## BEGIN Data section

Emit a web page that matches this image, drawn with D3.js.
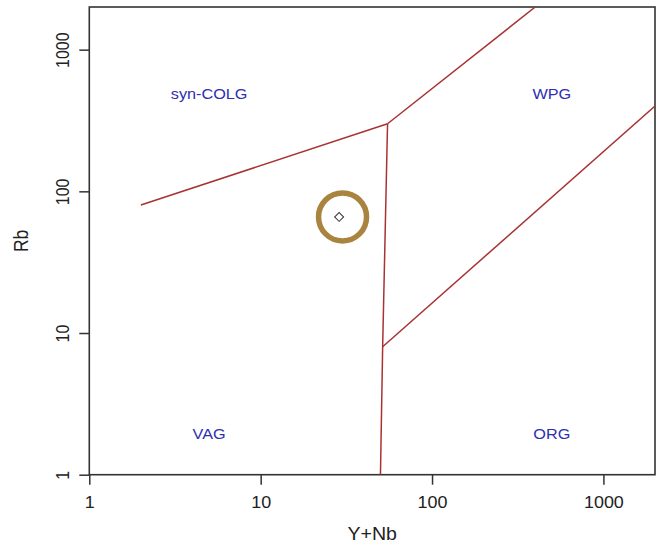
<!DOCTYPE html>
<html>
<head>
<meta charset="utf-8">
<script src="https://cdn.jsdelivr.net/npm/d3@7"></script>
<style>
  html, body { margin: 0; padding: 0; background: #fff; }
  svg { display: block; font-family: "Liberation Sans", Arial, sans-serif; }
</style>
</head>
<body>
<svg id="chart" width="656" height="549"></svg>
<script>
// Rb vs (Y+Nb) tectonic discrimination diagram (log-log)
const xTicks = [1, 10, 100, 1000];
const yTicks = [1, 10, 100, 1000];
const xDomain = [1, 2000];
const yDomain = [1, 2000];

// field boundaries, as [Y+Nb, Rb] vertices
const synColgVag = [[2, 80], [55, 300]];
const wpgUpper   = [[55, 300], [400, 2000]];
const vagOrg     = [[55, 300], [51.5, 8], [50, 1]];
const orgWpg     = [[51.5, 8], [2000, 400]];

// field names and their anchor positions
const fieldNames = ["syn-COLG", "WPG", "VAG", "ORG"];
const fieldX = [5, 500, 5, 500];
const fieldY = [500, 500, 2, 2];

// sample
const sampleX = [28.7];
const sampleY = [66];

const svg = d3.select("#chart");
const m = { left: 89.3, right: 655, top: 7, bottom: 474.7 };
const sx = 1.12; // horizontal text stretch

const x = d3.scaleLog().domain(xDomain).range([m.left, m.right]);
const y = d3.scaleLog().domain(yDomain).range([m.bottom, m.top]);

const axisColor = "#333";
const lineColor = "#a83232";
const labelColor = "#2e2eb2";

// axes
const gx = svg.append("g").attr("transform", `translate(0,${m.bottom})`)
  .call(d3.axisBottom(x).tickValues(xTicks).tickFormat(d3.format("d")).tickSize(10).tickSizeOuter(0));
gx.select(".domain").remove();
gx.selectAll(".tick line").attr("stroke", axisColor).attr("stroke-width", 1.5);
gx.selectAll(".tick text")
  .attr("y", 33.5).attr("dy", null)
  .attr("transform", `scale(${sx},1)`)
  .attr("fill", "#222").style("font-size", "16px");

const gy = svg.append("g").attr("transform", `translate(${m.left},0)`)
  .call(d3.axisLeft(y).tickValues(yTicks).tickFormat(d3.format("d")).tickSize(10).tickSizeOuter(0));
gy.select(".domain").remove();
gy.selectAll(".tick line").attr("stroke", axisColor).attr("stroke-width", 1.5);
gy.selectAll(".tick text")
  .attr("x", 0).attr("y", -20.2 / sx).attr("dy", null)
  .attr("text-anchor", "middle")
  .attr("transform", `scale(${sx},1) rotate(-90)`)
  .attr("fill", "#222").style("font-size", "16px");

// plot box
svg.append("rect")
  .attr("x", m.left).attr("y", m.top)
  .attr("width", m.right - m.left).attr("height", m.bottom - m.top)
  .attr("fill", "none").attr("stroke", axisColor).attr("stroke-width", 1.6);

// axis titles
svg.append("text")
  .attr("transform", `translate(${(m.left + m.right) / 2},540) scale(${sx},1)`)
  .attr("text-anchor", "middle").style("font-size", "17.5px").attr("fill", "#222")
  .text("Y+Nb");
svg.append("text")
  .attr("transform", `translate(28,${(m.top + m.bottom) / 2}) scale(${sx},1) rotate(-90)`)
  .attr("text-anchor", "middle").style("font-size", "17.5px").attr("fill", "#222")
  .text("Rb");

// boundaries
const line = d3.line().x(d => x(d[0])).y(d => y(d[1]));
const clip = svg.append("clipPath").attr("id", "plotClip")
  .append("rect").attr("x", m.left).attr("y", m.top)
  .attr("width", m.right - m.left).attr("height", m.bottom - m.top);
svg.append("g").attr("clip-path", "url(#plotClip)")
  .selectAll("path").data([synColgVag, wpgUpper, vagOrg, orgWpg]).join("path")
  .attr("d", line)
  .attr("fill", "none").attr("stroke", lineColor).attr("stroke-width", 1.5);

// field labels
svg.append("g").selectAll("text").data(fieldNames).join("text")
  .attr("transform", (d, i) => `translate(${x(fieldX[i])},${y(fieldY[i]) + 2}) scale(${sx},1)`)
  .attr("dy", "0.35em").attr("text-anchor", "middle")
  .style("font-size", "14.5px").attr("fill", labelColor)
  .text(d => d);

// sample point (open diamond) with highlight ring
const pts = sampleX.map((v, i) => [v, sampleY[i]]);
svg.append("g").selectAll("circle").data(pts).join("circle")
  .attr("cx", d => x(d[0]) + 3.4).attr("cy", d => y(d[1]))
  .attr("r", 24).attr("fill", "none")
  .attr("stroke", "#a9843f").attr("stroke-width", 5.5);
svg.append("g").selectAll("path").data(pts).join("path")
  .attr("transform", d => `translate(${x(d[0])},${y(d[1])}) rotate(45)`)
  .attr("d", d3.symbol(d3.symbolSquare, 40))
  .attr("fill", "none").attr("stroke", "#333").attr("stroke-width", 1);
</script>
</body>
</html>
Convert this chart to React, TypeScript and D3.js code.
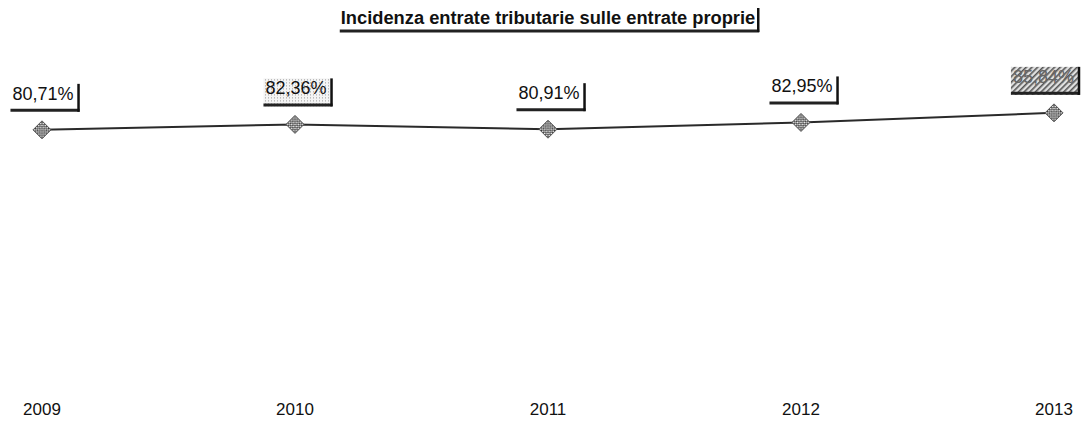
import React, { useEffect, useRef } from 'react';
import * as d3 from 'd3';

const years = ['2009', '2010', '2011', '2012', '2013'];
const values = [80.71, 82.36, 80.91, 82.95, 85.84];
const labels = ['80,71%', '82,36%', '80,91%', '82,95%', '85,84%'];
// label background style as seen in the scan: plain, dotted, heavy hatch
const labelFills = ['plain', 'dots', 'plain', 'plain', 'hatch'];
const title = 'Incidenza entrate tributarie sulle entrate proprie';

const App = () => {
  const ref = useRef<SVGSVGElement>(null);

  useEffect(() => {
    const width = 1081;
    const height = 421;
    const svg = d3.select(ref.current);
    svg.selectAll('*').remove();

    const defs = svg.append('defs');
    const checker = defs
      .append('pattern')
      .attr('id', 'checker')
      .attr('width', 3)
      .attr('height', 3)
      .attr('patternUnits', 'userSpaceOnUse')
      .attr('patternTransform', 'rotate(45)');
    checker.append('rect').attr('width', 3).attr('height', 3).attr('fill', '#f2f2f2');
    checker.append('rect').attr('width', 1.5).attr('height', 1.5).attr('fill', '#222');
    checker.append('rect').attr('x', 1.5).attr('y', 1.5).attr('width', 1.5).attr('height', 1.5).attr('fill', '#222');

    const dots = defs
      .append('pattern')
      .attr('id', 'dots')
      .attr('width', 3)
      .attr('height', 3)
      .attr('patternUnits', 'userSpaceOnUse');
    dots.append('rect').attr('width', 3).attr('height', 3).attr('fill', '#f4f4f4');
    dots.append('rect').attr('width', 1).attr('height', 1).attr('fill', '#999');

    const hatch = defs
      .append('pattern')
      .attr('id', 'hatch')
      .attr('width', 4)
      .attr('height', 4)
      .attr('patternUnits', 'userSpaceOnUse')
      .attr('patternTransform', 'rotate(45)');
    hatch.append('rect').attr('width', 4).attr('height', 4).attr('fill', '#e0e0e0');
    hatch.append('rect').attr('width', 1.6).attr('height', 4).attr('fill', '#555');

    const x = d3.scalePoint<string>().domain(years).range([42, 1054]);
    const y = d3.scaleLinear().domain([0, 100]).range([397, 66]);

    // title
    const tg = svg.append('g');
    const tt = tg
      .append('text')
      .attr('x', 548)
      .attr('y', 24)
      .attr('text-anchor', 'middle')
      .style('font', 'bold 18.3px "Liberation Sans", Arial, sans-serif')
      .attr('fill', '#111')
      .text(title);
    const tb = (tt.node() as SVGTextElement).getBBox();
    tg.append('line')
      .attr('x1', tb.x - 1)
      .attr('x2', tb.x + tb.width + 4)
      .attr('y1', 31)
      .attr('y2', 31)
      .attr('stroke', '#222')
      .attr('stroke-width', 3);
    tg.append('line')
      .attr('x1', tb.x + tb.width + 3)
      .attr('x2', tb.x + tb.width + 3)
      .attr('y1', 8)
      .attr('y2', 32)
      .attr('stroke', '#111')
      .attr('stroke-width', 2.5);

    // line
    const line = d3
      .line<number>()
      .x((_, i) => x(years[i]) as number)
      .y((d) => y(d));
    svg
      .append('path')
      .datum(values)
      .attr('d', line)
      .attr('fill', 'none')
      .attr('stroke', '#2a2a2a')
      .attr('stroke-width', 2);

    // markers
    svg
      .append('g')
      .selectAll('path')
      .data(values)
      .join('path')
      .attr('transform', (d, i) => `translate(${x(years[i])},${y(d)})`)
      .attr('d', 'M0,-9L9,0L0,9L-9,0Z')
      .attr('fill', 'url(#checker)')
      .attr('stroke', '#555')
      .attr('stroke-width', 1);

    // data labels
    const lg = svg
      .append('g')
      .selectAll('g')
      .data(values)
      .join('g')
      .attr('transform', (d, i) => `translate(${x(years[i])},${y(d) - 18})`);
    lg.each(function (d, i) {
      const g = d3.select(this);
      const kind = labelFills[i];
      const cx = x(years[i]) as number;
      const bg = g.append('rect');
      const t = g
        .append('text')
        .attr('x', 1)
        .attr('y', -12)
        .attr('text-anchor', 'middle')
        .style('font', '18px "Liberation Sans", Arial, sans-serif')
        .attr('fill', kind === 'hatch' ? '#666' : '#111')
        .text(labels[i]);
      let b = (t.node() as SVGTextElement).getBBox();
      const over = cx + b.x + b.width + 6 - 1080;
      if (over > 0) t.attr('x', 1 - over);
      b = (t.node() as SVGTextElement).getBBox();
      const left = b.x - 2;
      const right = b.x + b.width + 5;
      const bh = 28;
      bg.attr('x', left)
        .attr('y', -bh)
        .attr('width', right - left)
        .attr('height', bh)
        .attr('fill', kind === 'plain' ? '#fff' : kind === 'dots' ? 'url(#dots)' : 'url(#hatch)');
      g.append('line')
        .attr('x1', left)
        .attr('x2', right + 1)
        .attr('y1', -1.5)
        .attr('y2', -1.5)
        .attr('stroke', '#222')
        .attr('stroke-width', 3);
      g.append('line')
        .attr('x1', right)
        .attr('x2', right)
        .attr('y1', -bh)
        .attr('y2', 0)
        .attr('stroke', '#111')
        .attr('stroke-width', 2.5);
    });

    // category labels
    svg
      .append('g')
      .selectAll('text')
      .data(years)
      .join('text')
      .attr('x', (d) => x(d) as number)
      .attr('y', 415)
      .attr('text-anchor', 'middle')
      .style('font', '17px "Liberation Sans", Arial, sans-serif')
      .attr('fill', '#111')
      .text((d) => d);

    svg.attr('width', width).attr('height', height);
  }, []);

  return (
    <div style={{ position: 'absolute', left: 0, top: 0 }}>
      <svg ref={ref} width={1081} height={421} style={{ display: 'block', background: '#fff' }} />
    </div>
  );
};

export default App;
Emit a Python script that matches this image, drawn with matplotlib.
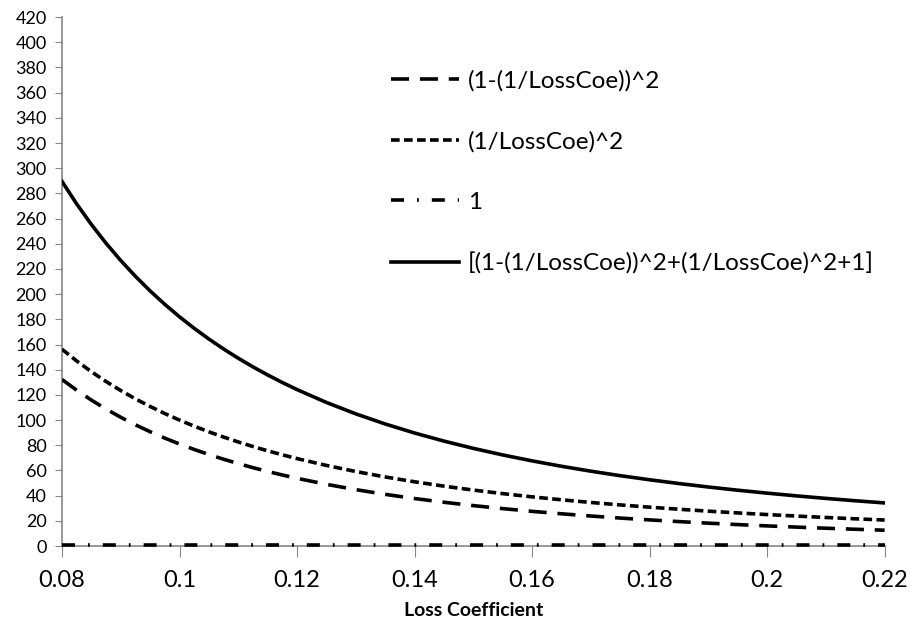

## END Data section

* Your objective:
Print everything from the line with "Convert this chart" down to the line with "const ref = useRef<SVGSVGElement>(null);" in the entries above, both lines included and nothing more, without the pictures.

* Written solution:
Convert this chart to React, TypeScript and D3.js code.
import React, { useEffect, useRef } from 'react';
import * as d3 from 'd3';

const years = ['2009', '2010', '2011', '2012', '2013'];
const values = [80.71, 82.36, 80.91, 82.95, 85.84];
const labels = ['80,71%', '82,36%', '80,91%', '82,95%', '85,84%'];
// label background style as seen in the scan: plain, dotted, heavy hatch
const labelFills = ['plain', 'dots', 'plain', 'plain', 'hatch'];
const title = 'Incidenza entrate tributarie sulle entrate proprie';

const App = () => {
  const ref = useRef<SVGSVGElement>(null);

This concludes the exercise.